Astra Mk3, which was expected to enhance India’s air-to-air missile capabilities, is still five to six years away from entering production and is yet to undergo airborne developmental trials. The integration of the Meteor missile onto Indian platforms had initially faced challenges, but with the development of indigenous radar systems, these hurdles are being overcome, enabling the IAF to equip a broader range of aircraft with this formidable BVRAAM.
MBDA, the manufacturer of the Meteor missile, had initially refused to allow its integration with Russian and Israeli Fire Control Radars (FCR). This restriction limited the missile’s deployment to specific aircraft in the Indian fleet. Notably, it hindered its integration with the Su-30MKI and Tejas Mk1 fleets. The Meteor missile is renowned for its substantial “No Escape Zone” (NEZ) against fighter-sized targets, offering a significant advantage in air-to-air engagements.
To overcome the integration challenges, the IAF is embarking on two key initiatives. First, the Russian radar systems on the Su-30MKI fleet are being replaced with the domestically developed Virupaksha Active Electronically Scanned Array (AESA) radar as part of the “Super-30” Upgrade Proposal by Hindustan Aeronautics Limited (HAL). This upgrade paves the way for the integration of the Meteor missile with the Su-30MKI, a critical advancement in the aircraft’s air-to-air capabilities.
Second, the Tejas Mk1A fleet is set to receive the Uttam AESA radar, developed by the Electronics and Radar Development Establishment (LRDE). This radar system eliminates the previous objections raised by MBDA, enabling seamless integration of the Meteor missile onto the Tejas Mk1A.
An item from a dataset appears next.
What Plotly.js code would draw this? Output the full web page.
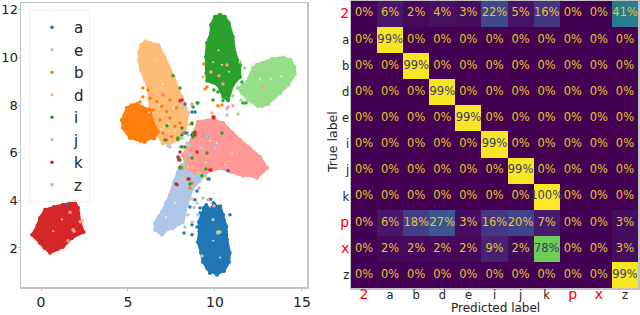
<!DOCTYPE html>
<html><head><meta charset="utf-8">
<script src="https://cdn.plot.ly/plotly-3.0.1.min.js"></script>
<style>html,body{margin:0;padding:0;background:#fff}#c{width:640px;height:315px}</style>
</head><body><div id="c"></div>
<script>
const classNames = ['a','e','b','d','i','j','k','z'];
const classColors = ['#1f77b4','#aec7e8','#ff7f0e','#ffbb78','#2ca02c','#98df8a','#d62728','#ff9896'];

// cluster outlines (data units)
const blobA = [[9.37,3.68],[9.25,3.4],[9.08,3.09],[9.1,2.7],[9.02,2.25],[9.2,1.8],[9.31,1.41],[9.55,1.15],[9.71,0.95],[9.9,1.0],[10.11,0.87],[10.3,1.0],[10.52,1.03],[10.80,1.41],[10.85,1.8],[10.69,2.34],[10.65,2.9],[10.46,3.39],[10.3,3.75],[10.17,3.72],[9.95,3.85],[9.71,3.60],[9.5,3.8]];
const blobE = [[8.10,5.49],[7.87,5.19],[7.64,4.77],[7.41,4.23],[7.2,3.9],[6.95,3.51],[6.75,3.3],[6.55,3.05],[6.55,2.76],[6.95,2.55],[7.3,2.8],[7.59,2.84],[8.16,3.09],[8.25,3.4],[8.39,3.81],[8.74,4.52],[9.1,4.8],[9.43,5.07],[8.85,5.36]];
const blobB = [[4.66,7.38],[4.8,7.6],[4.94,7.88],[5.2,8.0],[5.52,8.05],[5.80,7.92],[6.26,7.80],[6.4,7.4],[6.55,7.08],[6.72,6.87],[6.5,6.6],[6.26,6.62],[5.95,6.45],[5.69,6.50],[5.11,6.62],[4.71,7.04]];
const blobD = [[6.26,10.61],[6.0,10.68],[5.75,10.53],[5.63,10.2],[5.63,9.90],[5.75,9.45],[5.98,9.06],[6.15,8.72],[6.26,7.92],[6.5,7.3],[6.67,6.83],[7.0,6.4],[7.41,6.4],[7.99,6.6],[8.28,7.0],[8.45,7.67],[8.1,8.34],[7.63,9.18],[7.1,10.03],[6.75,10.53]];
const blobI = [[10.29,11.79],[10.0,11.71],[9.77,11.37],[9.77,11.03],[9.54,10.61],[9.48,10.03],[9.5,9.35],[9.55,9.02],[10.17,8.85],[10.47,8.35],[10.75,8.2],[11.03,8.85],[11.44,9.18],[11.44,9.69],[11.15,10.19],[11.03,10.87],[10.8,11.45],[10.57,11.71]];
const blobJ = [[11.32,8.72],[11.84,8.97],[12.18,9.56],[12.4,9.7],[12.70,9.77],[13.3,9.95],[13.91,10.0],[14.35,9.9],[14.58,9.6],[14.60,9.3],[14.20,8.85],[13.74,8.51],[13.05,8.05],[12.7,7.95],[12.47,7.95],[11.90,8.22],[11.55,8.51]];
const blobK = [[-0.5,2.55],[-0.2,2.95],[-0.06,3.26],[0.23,3.60],[0.75,3.72],[1.26,3.81],[1.95,3.93],[2.13,3.68],[2.24,3.09],[2.45,2.67],[1.78,2.42],[1.26,2.04],[0.95,1.95],[0.52,1.8],[0.2,2.0],[-0.06,2.21]];
const blobZ = [[9.02,7.29],[9.5,7.35],[9.89,7.42],[10.46,7.25],[11.0,6.85],[11.44,6.54],[12.0,6.2],[12.59,5.82],[13.0,5.36],[12.41,4.95],[11.9,5.05],[11.61,5.03],[10.9,5.2],[10.29,5.36],[9.54,5.19],[8.85,5.15],[8.39,5.36],[8.16,5.91],[8.5,6.33],[8.75,6.8]];

// individually visible points
const dotsA = [[8.85,7.71],[8.28,8.05],[8.68,7.71],[8.10,6.75],[8.28,6.83],[9.54,6.66],[10.75,5.24],[8.22,2.63],[8.97,4.39],[9.60,4.90],[8.85,4.02],[8.56,3.72],[9.14,3.68],[8.68,2.97],[8.68,2.55],[8.97,2.88],[9.14,3.47],[10.46,3.39],[10.29,3.43],[1.49,3.81],[10.86,3.4],[9.9,3.9],[9.75,4.05],[8.39,6.83],[8.68,6.75],[8.28,6.24],[9.66,4.9]];
const dotsE = [[8.28,2.88],[8.68,3.09],[8.97,3.89],[10.17,2.63],[8.45,3.39],[9.02,3.39],[9.25,1.66],[9.89,3.18],[10.69,7.84],[10.69,7.59],[7.41,6.24],[8.16,7.88],[9.54,6.66],[8.56,6.33],[7.99,5.82],[8.6,5.9],[9.2,6.2],[8.8,3.7],[7.30,6.29],[7.99,6.24],[8.39,6.41],[8.45,5.99],[10,6.2]];
const dotsB = [[9.37,9.73],[9.54,8.76],[9.43,8.68],[10.17,7.97],[10.40,8.01],[5.86,8.72],[5.86,8.34],[5.69,8.13],[6.15,8.64],[6.26,8.29],[6.65,8.15],[6.45,7.80],[6.94,7.94],[7.22,7.73],[6.84,7.38],[7.41,7.46],[6.36,7.31],[6.55,6.96],[7.01,6.83],[7.51,6.68],[7.70,7.10],[7.99,7.25],[8.16,6.83],[7.87,6.54],[7.22,6.54],[6.45,6.68],[8.09,6.26],[7.80,7.88],[7.41,8.22],[7.01,8.43],[8.56,4.52],[8.68,4.73],[8.10,5.36]];
const dotsD = [[9.31,9.18],[8.68,8.0],[8.68,4.06],[8.10,4.90],[8.45,5.40],[9.48,4.98],[9.02,5.19],[9.83,7.67],[10.17,2.67],[8.5,7.2],[8.4,6.3],[8.28,6.12],[9.14,5.15],[8.68,5.40]];
const dotsI = [[7.59,9.23],[7.99,8.72],[9.02,8.09],[8.74,7.92],[8.68,7.21],[7.24,7.13],[7.13,6.54],[7.87,6.62],[8.10,7.04],[8.85,6.87],[8.74,6.66],[9.94,8.64],[9.89,8.22],[10.17,8.55],[10.46,8.18],[10.75,8.34],[11.61,8.09],[11.78,8.09],[11.55,8.97],[9.94,7.50],[7.99,5.36],[8.56,4.69],[9.25,5.03],[7.99,5.70],[8.68,5.78],[9.48,5.32],[7.87,6.58],[8.68,7.25],[8.74,6.83],[8.97,8.09],[7.99,5.40],[7.93,5.74],[8.10,6.24],[9.54,5.99],[10.40,6.83]];
const dotsJ = [[11.32,7.63],[11.03,8.39],[11.44,9.82],[11.72,9.56],[9.31,4.10],[10.29,2.67],[8.28,5.61],[8.45,6.75],[11.5,8.2],[8.10,6.62],[8.28,5.70]];
const dotsK = [[7.99,8.18],[9.89,7.50],[8.85,6.83],[8.97,6.03],[7.87,5.82],[7.76,4.69],[8.51,4.90],[9.77,5.28],[7.93,5.70],[8.10,8.22],[8.85,6.75],[7.99,6.03],[8.45,4.90],[7.82,4.65],[9.71,5.28],[9.94,7.46]];
const dotsZ = [[1.84,2.76],[2.36,3.13],[1.67,3.5],[1.55,2.3],[1.9,2.7],[2.25,3.1],[10.69,9.69],[9.77,9.39],[10.23,9.23],[10.46,8.89],[12.76,8.76],[11.03,7.97],[10.75,7.92],[8.68,8.05],[6.38,8.43],[9.94,3.76],[9.60,4.02],[9.08,4.52],[8.7,6.0],[9.3,5.9],[6.95,8.47],[7.24,6.75]];
// small unfilled specks inside the clouds
const specks = [[6.6,9.9],[7.0,8.9],[6.8,8.0],[7.3,7.2],[6.2,7.7],[7.6,7.9],[7.7,6.9],[6.9,7.0],[10.2,10.3],[10.4,9.7],[9.9,9.8],[10.8,9.4],[13.2,9.1],[13.8,9.2],[12.6,9.1],[10.1,6.4],[11.0,6.0],[9.7,6.5],[9.5,5.6],[10.6,5.5],[1.2,3.2],[0.7,2.7],[9.9,2.3],[10.3,1.6],[7.7,3.9],[7.2,3.3]];

const blobs = [blobA,blobE,blobB,blobD,blobI,blobJ,blobK,blobZ];
const dots = [dotsA,dotsE,dotsB,dotsD,dotsI,dotsJ,dotsK,dotsZ];
const blobOrder = [0,1,3,2,4,5,6,7];

// confusion matrix, percent
const labels = ['2','a','b','d','e','i','j','k','p','x','z'];
const redLabels = ['2','p','x'];
const row2 = [0,6,2,4,3,22,5,16,0,0,41];
const rowA = [0,99,0,0,0,0,0,0,0,0,0];
const rowB = [0,0,99,0,0,0,0,0,0,0,0];
const rowD = [0,0,0,99,0,0,0,0,0,0,0];
const rowE = [0,0,0,0,99,0,0,0,0,0,0];
const rowI = [0,0,0,0,0,99,0,0,0,0,0];
const rowJ = [0,0,0,0,0,0,99,0,0,0,0];
const rowK = [0,0,0,0,0,0,0,100,0,0,0];
const rowP = [0,6,18,27,3,16,20,7,0,0,3];
const rowX = [0,2,2,2,2,9,2,78,0,0,3];
const rowZ = [0,0,0,0,0,0,0,0,0,0,99];
const matrix = [row2,rowA,rowB,rowD,rowE,rowI,rowJ,rowK,rowP,rowX,rowZ];

const FONT = 'DejaVu Sans, sans-serif';
const traces = [];
blobOrder.forEach(i=>{
  const b = blobs[i];
  const closed = b.concat([b[0]]);
  traces.push({type:'scatter',mode:'lines+markers',x:closed.map(p=>p[0]),y:closed.map(p=>p[1]),
    fill:'toself',fillcolor:classColors[i],line:{color:classColors[i],width:2.5},
    marker:{color:classColors[i],size:4},showlegend:false,hoverinfo:'skip',xaxis:'x',yaxis:'y'});
});
traces.push({type:'scatter',mode:'markers',x:specks.map(p=>p[0]),y:specks.map(p=>p[1]),
  marker:{color:'rgba(255,255,255,0.75)',size:2},showlegend:false,hoverinfo:'skip',xaxis:'x',yaxis:'y'});
dots.forEach((d,i)=>{
  traces.push({type:'scatter',mode:'markers',name:classNames[i],x:d.map(p=>p[0]),y:d.map(p=>p[1]),
    marker:{color:classColors[i],size:3.5},hoverinfo:'skip',xaxis:'x',yaxis:'y'});
});
const idx = labels.map((_,i)=>i);
traces.push({type:'heatmap',x:idx,y:idx,z:matrix,zmin:0,zmax:100,colorscale:'Viridis',showscale:false,
  hoverinfo:'skip',xaxis:'x2',yaxis:'y2'});
const tx=[],ty=[],tt=[],tc=[];
matrix.forEach((r,j)=>r.forEach((v,i)=>{tx.push(i);ty.push(j);tt.push(v+'%');tc.push(v>=60?'#3f3a70':'#e2c62c');}));
traces.push({type:'scatter',mode:'text',x:tx,y:ty,text:tt,textposition:'middle center',
  textfont:{family:FONT,size:11.5,color:tc},showlegend:false,hoverinfo:'skip',xaxis:'x2',yaxis:'y2'});

const tick = labels.map(l=>redLabels.includes(l)?'<span style="color:#ff0000;font-size:14px">'+l+'</span>':l);
const frame = {showline:true,mirror:true,linecolor:'#c4c4c4',linewidth:1.5,showgrid:false,zeroline:false};
const layout = {
  width:640,height:315,margin:{l:0,r:0,t:0,b:0},paper_bgcolor:'#fff',plot_bgcolor:'#fff',
  font:{family:FONT,color:'#222'},
  xaxis:Object.assign({},frame,{domain:[21/640,307/640],range:[-1.15,15.29],tickvals:[0,5,10,15],ticks:'outside',ticklen:2,tickcolor:'#c4c4c4',tickfont:{size:14}}),
  yaxis:Object.assign({},frame,{domain:[28/315,312/315],range:[0.36,12.29],tickvals:[2,4,6,8,10,12],ticks:'outside',ticklen:2,tickcolor:'#c4c4c4',tickfont:{size:13},ticklabelstandoff:-3}),
  xaxis2:Object.assign({},frame,{domain:[351/640,638/640],anchor:'y2',range:[-0.5,10.5],tickvals:idx,ticktext:tick,ticks:'',tickfont:{size:11.5},ticklabelstandoff:-4}),
  yaxis2:Object.assign({},frame,{domain:[27/315,314.5/315],anchor:'x2',range:[10.5,-0.5],tickvals:idx,ticktext:tick,ticks:'',tickfont:{size:11.5},ticklabelstandoff:-2}),
  annotations:[
    {xref:'paper',yref:'paper',x:495/640,y:1-307.5/315,text:'Predicted label',showarrow:false,font:{size:12,color:'#222'},xanchor:'center',yanchor:'middle'},
    {xref:'paper',yref:'paper',x:333/640,y:1-142/315,text:'True label',showarrow:false,font:{size:12.5,color:'#222'},textangle:-90,xanchor:'center',yanchor:'middle'}
  ],
  showlegend:true,
  legend:{x:29/640,xanchor:'left',y:1-10/315,yanchor:'top',bgcolor:'rgba(255,255,255,0.8)',bordercolor:'#eeeeee',borderwidth:1,
    font:{size:15,color:'#222'},itemsizing:'trace',itemwidth:34,itemclick:false,itemdoubleclick:false,tracegroupgap:0},
};
Plotly.newPlot('c',traces,layout,{displayModeBar:false,staticPlot:true});
</script></body></html>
The IAF has already procured around 250 Meteor BVRAAMs for its 36 Dassault Rafale fleet, granting it a substantial advantage in the region. However, limiting the deployment of this missile solely to the Rafale fleet is considered a handicap when enforcing aerial superiority, particularly due to the limited number of Rafale aircraft in the IAF’s inventory.
To address this limitation, the IAF has initiated the equipping of Su-30MKI squadrons with the locally developed Astra MkI BVRAAMs, and soon, some LCA-Tejas squadrons will follow suit. Furthermore, the Astra MkII, featuring an improved range of over 160 kilometers, is slated to undergo testing later this year in full configuration against aerial targets. This advanced missile is expected to enter production in less than two years, further enhancing India’s air-to-air missile capabilities.